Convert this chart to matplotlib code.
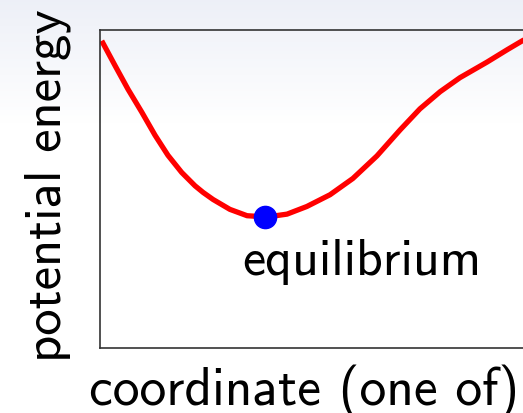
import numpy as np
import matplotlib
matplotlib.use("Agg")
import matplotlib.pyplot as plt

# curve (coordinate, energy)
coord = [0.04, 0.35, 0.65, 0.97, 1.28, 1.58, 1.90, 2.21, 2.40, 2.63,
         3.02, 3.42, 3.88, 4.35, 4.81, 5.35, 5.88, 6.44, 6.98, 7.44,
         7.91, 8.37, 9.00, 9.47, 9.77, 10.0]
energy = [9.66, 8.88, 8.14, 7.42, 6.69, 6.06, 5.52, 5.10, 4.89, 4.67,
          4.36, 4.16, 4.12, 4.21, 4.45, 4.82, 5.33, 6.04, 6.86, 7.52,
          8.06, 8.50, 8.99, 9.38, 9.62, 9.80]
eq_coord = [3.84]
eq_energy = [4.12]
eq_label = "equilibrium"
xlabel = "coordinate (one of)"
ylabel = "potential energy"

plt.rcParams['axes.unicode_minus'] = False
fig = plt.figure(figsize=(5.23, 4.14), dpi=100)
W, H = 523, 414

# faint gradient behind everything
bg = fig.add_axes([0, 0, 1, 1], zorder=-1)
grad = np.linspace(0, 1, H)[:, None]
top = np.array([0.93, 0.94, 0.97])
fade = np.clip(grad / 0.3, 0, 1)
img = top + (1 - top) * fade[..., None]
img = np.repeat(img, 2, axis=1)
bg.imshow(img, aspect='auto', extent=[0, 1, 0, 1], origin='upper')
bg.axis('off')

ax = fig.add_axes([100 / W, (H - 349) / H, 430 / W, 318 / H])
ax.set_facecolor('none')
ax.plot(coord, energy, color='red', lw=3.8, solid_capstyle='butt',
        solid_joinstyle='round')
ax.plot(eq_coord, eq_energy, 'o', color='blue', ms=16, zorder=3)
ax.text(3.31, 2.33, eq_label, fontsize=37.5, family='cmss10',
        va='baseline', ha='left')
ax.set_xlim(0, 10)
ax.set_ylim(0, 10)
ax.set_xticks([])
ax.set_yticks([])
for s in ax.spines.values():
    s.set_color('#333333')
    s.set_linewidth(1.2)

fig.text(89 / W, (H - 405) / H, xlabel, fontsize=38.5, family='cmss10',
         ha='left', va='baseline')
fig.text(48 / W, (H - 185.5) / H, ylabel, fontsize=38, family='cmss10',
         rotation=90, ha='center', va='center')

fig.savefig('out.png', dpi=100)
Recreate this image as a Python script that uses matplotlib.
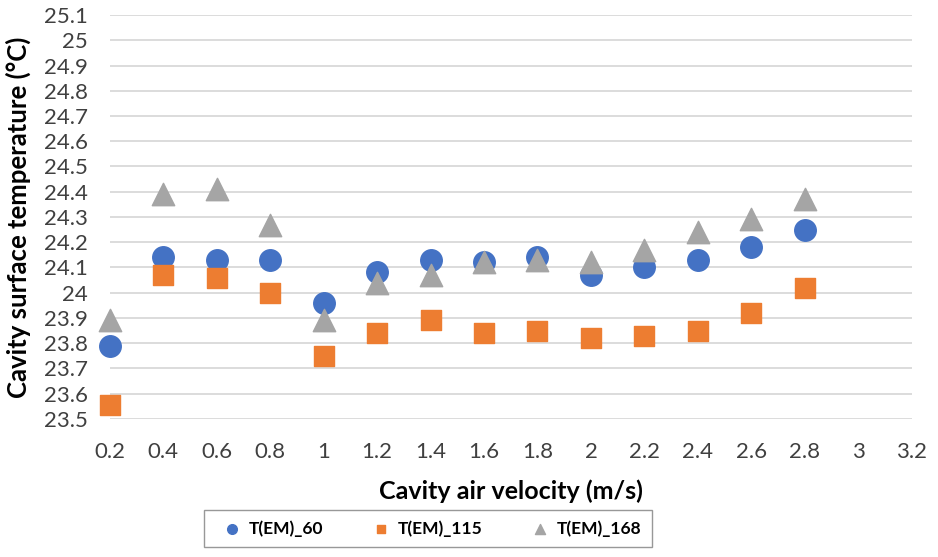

□ □ □ □ □

What needs to be done: Take the lines from the first line of the entries through the line with "import matplotlib.pyplot as plt", inclusive, and give them again exactly, minus any pictures.

Finished exercise:
Convert this chart to matplotlib code.
import numpy as np
import matplotlib
matplotlib.use("Agg")
import matplotlib.pyplot as plt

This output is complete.